5. Testing, Troubleshooting, and Final Checks
You’re almost done! But don’t fire it up yet. A few final checks ensure everything runs safely and efficiently.
Power Up and Test
- Turn on the breaker and power to the disconnect box.
- Press the power button on the remote. The indoor unit fan should start.
- Set to cooling mode. After 3–5 minutes, the outdoor compressor should kick on.
- Check airflow: Hold your hand in front of the indoor unit. You should feel strong, cool air.
- Verify the drain is working: Pour a cup of water into the drain pan and watch it flow out the hose.
Common Issues and Fixes
- No power: Check breaker, disconnect, and wiring connections.
- Compressor won’t start: Low refrigerant, bad capacitor, or control board issue. Call a pro.
- Water leaks: Clogged drain, improper slope, or disconnected hose. Clear the drain and check alignment.
- Weak airflow: Dirty filter, blocked vents, or frozen coil. Clean and inspect.
- Strange noises: Loose parts, refrigerant flow, or fan issues. Tighten screws and listen closely.
I had a unit that hummed loudly. Turns out, the mounting bolts were loose, and the unit was vibrating against the wall. A few turns of the wrench fixed it.
Final Inspection
- Seal the wall hole with silicone or foam.
- Secure all cables and lines with clips or tape.
- Clean the indoor unit filter and wipe down both units.
- Keep the manual and warranty info handy.
6. Maintenance Tips to Keep Your System Running Like New
A well-installed mini split can last 15+ years with proper care. Here’s how to keep it in top shape.
Monthly Checks
- Clean the air filter: Rinse under water every 2–4 weeks. Dry completely before reinstalling.
- Inspect the outdoor unit: Remove leaves, debris, and spider webs.
- Check for leaks: Look under the indoor unit and along refrigerant lines.
Seasonal Maintenance
- Winterize: Cover the outdoor unit with a breathable cover to protect from snow and ice.
- Spring cleaning: Wash the outdoor coil with a garden hose (never high pressure).
- Drain check: Ensure the hose isn’t clogged and slopes downward.
Annual Professional Service
Even with DIY care, have a technician check:
- Refrigerant levels
- Electrical connections
- Compressor health
- Thermostat accuracy
I schedule mine every fall. It’s $100–150 well spent for peace of mind.
| Task | Frequency | DIY or Pro? |
|---|---|---|
| Clean air filter | Every 2–4 weeks | DIY |
| Inspect outdoor unit | Monthly | DIY |
| Check refrigerant lines | Every 6 months | DIY (visual) |
| Clean outdoor coil | Annually (spring) | DIY (gently) |
| Professional tune-up | Annually | Pro |
Installing a mini split air conditioner is a big project, but it’s absolutely doable with patience and attention to detail. You’ll save hundreds—maybe thousands—compared to hiring a pro, and you’ll have the satisfaction of doing it yourself. Just remember: take your time, follow the manual, and don’t cut corners on safety or sealing.

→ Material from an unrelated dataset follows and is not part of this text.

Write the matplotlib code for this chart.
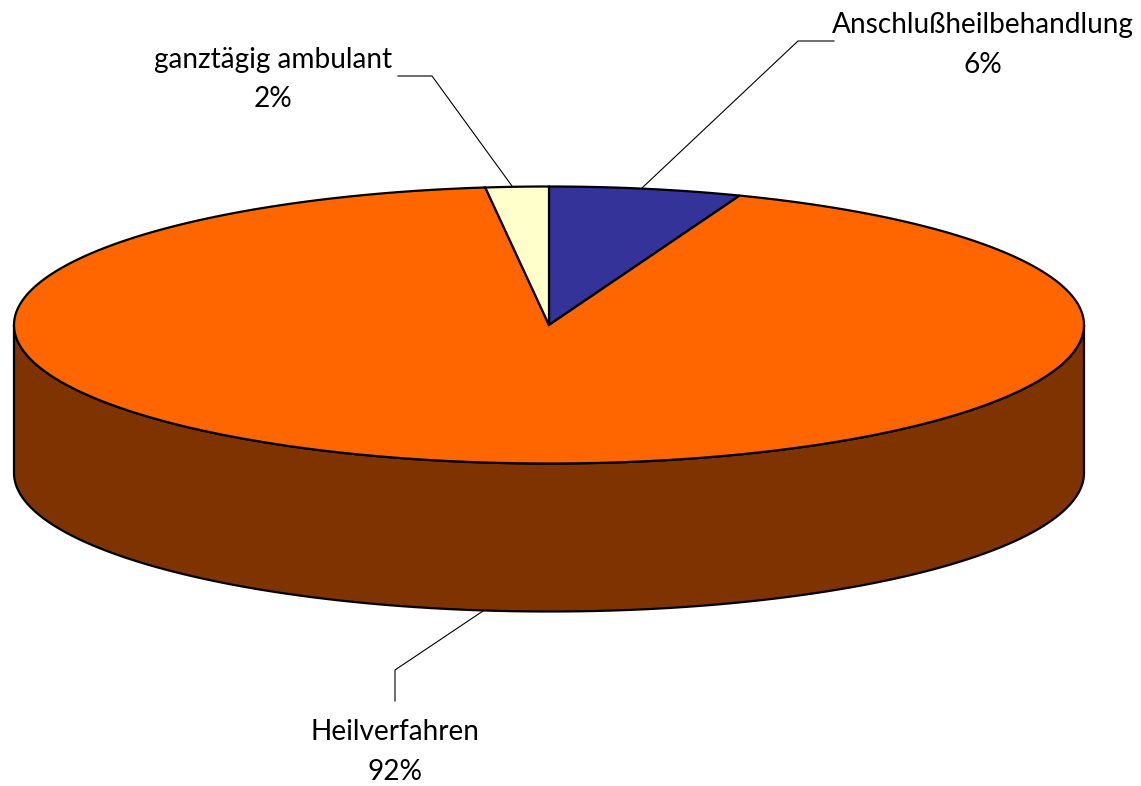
import numpy as np
import matplotlib
matplotlib.use("Agg")
import matplotlib.pyplot as plt
from matplotlib.patches import Polygon

categories = ["Anschlußheilbehandlung", "Heilverfahren", "ganztägig ambulant"]
values = [5.8, 92.3, 1.9]
colors = ["#333399", "#FF6600", "#FFFFCC"]
side_colors = ["#19194D", "#7F3300", "#80806A"]

W, H = 1141, 786
fig = plt.figure(figsize=(W / 100, H / 100), dpi=100, facecolor="white")
ax = fig.add_axes([0, 0, 1, 1])
ax.set_xlim(0, W)
ax.set_ylim(H, 0)
ax.axis("off")

CX, CY, RX, RY, DEPTH = 549, 325, 535, 138.5, 148
LW = 1.6


def pt(theta):
    return CX + RX * np.sin(theta), CY - RY * np.cos(theta)


fracs = np.array(values) / sum(values) * 2 * np.pi
starts = np.concatenate([[0], np.cumsum(fracs)[:-1]])

# side wall (front half only)
for s, f, c in zip(starts, fracs, side_colors):
    lo, hi = max(s, np.pi / 2), min(s + f, 3 * np.pi / 2)
    if hi <= lo:
        continue
    t = np.linspace(lo, hi, 300)
    x, y = pt(t)
    xy = np.r_[np.c_[x, y], np.c_[x[::-1], y[::-1] + DEPTH]]
    ax.add_patch(Polygon(xy, closed=True, fc=c, ec="black", lw=LW, joinstyle="round", zorder=2))

# top faces
for s, f, c in zip(starts, fracs, colors):
    t = np.linspace(s, s + f, 600)
    x, y = pt(t)
    xy = np.r_[[[CX, CY]], np.c_[x, y]]
    ax.add_patch(Polygon(xy, closed=True, fc=c, ec="black", lw=LW, joinstyle="miter", zorder=3))

# leader lines and labels
leaders = [
    [(834, 41), (798, 41), (642, 188)],
    [(395, 701), (395, 670), (483, 611)],
    [(398, 76), (432, 76), (512, 186)],
]
label_pos = [(983, 45), (395, 752), (273, 79.5)]
FONT = "Lato"
for name, v, path, (lx, ly) in zip(categories, values, leaders, label_pos):
    p = np.array(path)
    ax.plot(p[:, 0], p[:, 1], color="black", lw=0.8, zorder=4)
    ax.text(lx, ly, f"{name}\n{v:.0f}%", ha="center", va="center", fontsize=20.2,
            family=FONT, linespacing=1.62, color="black", zorder=5)

fig.savefig("out.png", dpi=100, facecolor="white")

When I turned on my system for the first time, the cool air felt like a victory. But the real win? Knowing I did it right. No leaks, no noise, perfect temperature control. Whether you’re cooling a tiny studio or a sprawling workshop, a well-installed mini split delivers comfort, efficiency, and quiet operation.

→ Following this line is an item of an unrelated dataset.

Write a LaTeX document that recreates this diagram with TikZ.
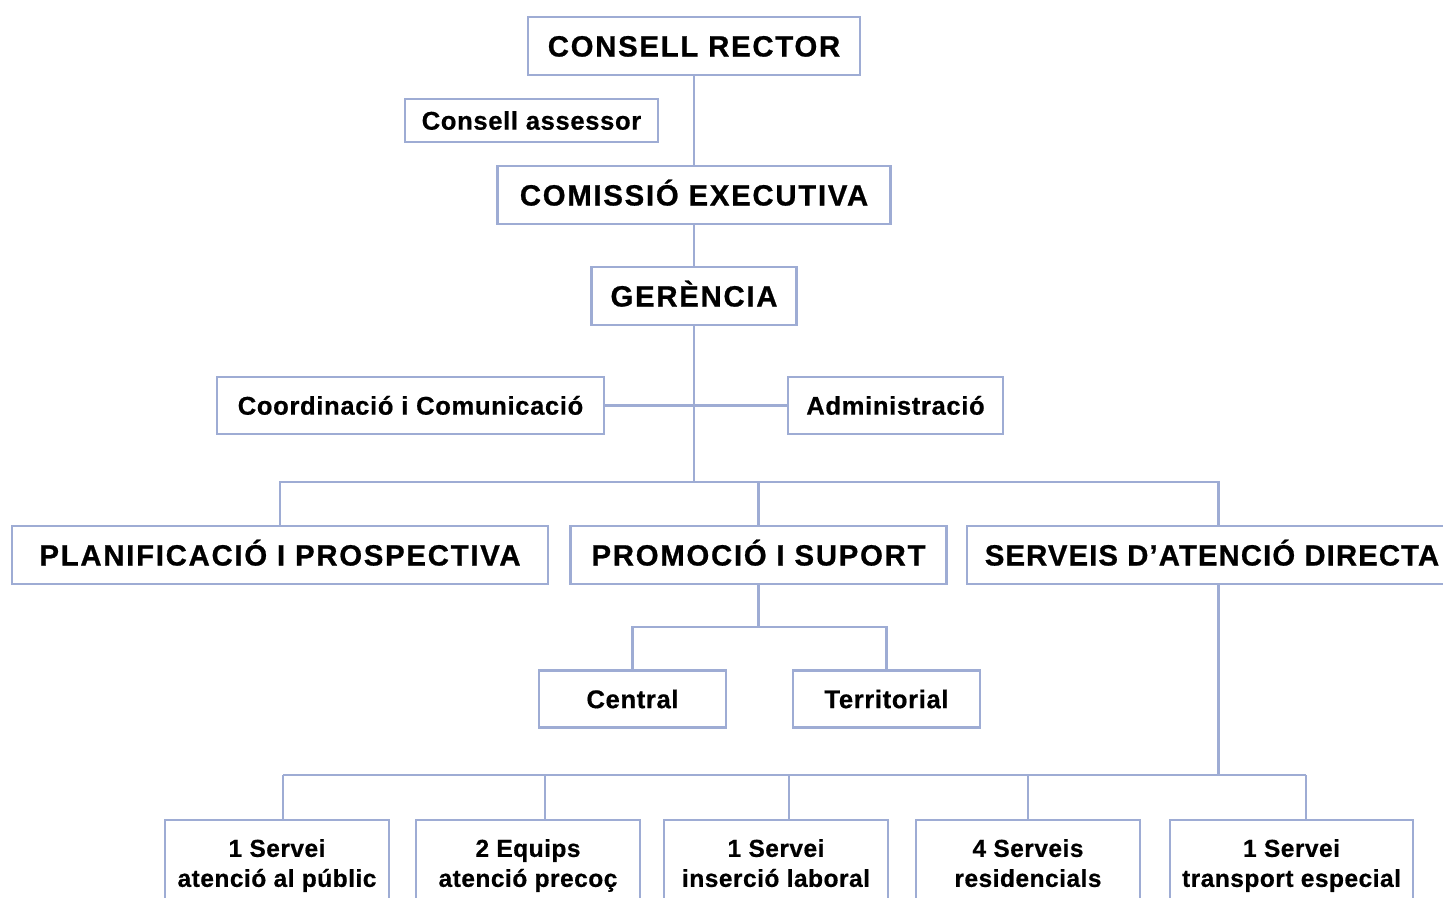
\documentclass[tikz,border=0pt]{standalone}
\usepackage{fontspec}
\setmainfont{Liberation Sans}
\definecolor{lineblue}{RGB}{158,172,212}
\begin{document}
\begin{tikzpicture}[x=1pt,y=-1pt,
  box/.style={draw=lineblue,line width=2.6pt,inner sep=0pt,fill=white},
  bigbox/.style={box,minimum height=58pt,text height=21pt,text depth=0pt,
    font=\fontsize{29.3}{32}\selectfont\bfseries\addfontfeatures{LetterSpace=6,FakeBold=0.8}},
  smallbox/.style={box,minimum height=57pt,text height=18.3pt,text depth=0pt,
    font=\fontsize{25.6}{28}\selectfont\bfseries\addfontfeatures{LetterSpace=2.5,FakeBold=0.6}},
  botbox/.style={box,minimum width=224pt,minimum height=91pt,align=center,
    font=\fontsize{24.5}{30}\selectfont\bfseries\addfontfeatures{LetterSpace=2,FakeBold=0.6}},
  conn/.style={draw=lineblue,line width=2.6pt}]
\useasboundingbox (0,0) rectangle (1443,897);
\clip (0,0) rectangle (1443,897);
\fill[white] (0,0) rectangle (1443,897);
% nodes
\node[bigbox,minimum width=332pt] (cr) at (694,46) {CONSELL RECTOR};
\node[smallbox,minimum width=253pt,minimum height=43pt] (ca) at (531.5,120.5) {Consell assessor};
\node[bigbox,minimum width=393pt] (ce) at (694,195) {COMISSIÓ EXECUTIVA};
\node[bigbox,minimum width=205pt] (ge) at (694,296) {GERÈNCIA};
\node[smallbox,minimum width=387pt] (cc) at (410.5,405.5) {Coordinació i Comunicació};
\node[smallbox,minimum width=215pt] (ad) at (895.5,405.5) {Administració};
\node[bigbox,minimum width=536pt] (pl) at (280,555) {PLANIFICACIÓ I PROSPECTIVA};
\node[bigbox,minimum width=376pt] (pr) at (758.5,555) {PROMOCIÓ I SUPORT};
\node[bigbox,minimum width=503pt,
  font=\fontsize{29.3}{32}\selectfont\bfseries\addfontfeatures{LetterSpace=3.8,FakeBold=0.8}]
  (sd) at (1218.5,555) {\hspace*{-13pt}SERVEIS D’ATENCIÓ DIRECTA};
\node[smallbox,minimum width=187pt] (c1) at (632.5,699) {Central};
\node[smallbox,minimum width=187pt] (c2) at (886.5,699) {Territorial};
\node[botbox] (b1) at (277,865.5) {1 Servei\\atenció al públic};
\node[botbox] (b2) at (528,865.5) {2 Equips\\atenció precoç};
\node[botbox] (b3) at (776,865.5) {1 Servei\\inserció laboral\vphantom{p}};
\node[botbox] (b4) at (1028,865.5) {4 Serveis\\residencials\vphantom{p}};
\node[botbox,minimum width=243pt] (b5) at (1291.5,865.5) {1 Servei\\transport especial};
% junction coordinates
\coordinate (j1) at (694,482);
\coordinate (j2) at (758.5,627);
\coordinate (j3) at (1218.5,775);
\coordinate (t1) at (283,775);
\coordinate (t2) at (545,775);
\coordinate (t3) at (789,775);
\coordinate (t4) at (1028,775);
\coordinate (t5) at (1306,775);
% connectors
\draw[conn] (cr.south) -- (ce.north);
\draw[conn] (ce.south) -- (ge.north);
\draw[conn] (ge.south) -- (j1);
\draw[conn] (cc.east) -- (ad.west);
\draw[conn] (pl.north) |- (j1) -| (sd.north);
\draw[conn] (pr.north) -- (pr.north |- j1);
\draw[conn] (pr.south) -- (j2);
\draw[conn] (c1.north) |- (j2) -| (c2.north);
\draw[conn] (sd.south) -- (j3);
\draw[conn] (t1) -- (t5);
\draw[conn] (t1) -- (t1 |- b1.north);
\draw[conn] (t2) -- (t2 |- b2.north);
\draw[conn] (t3) -- (t3 |- b3.north);
\draw[conn] (t4) -- (t4 |- b4.north);
\draw[conn] (t5) -- (t5 |- b5.north);
\end{tikzpicture}
\end{document}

So grab your drill, double-check your layout, and go for it. And if you hit a snag? That’s normal. Every installer—pro or DIY—has stories of late-night troubleshooting. The key is to stay calm, refer to the manual, and remember: you’ve got this. With the right approach, you can install a mini split air conditioner like a pro—and enjoy the rewards for years to come.
Frequently Asked Questions
How to install a mini split air conditioner by yourself?
Installing a mini split air conditioner yourself is possible if you have basic HVAC knowledge, but professional help is recommended for electrical and refrigerant line work. Always follow the manufacturer’s instructions and local building codes to ensure safety and efficiency.
What tools do I need to install a mini split air conditioner?
You’ll need a drill, level, hole saw, wrenches, vacuum pump, manifold gauge, and refrigerant charging equipment. Proper tools ensure a precise installation and prevent leaks or performance issues.
Can I install a mini split without a permit?
Most areas require a permit for mini split installation due to electrical and refrigerant handling regulations. Skipping the permit may void warranties or cause issues during resale.
How long does it take to install a mini split air conditioner?
A typical DIY installation takes 4–8 hours, but complex setups may require a full day. Professional installers often complete the job faster due to experience and specialized tools.
What’s the best location for the indoor unit of a mini split?
Mount the indoor unit on an exterior wall, high up for even airflow, and away from heat sources or direct sunlight. Ensure the location allows proper drainage and access to the outdoor unit.
Do I need to hire a pro for mini split installation?
If you’re uncomfortable handling electrical wiring, refrigerant lines, or vacuuming the system, hiring a pro is wise. Improper installation can lead to inefficiency, leaks, or costly repairs.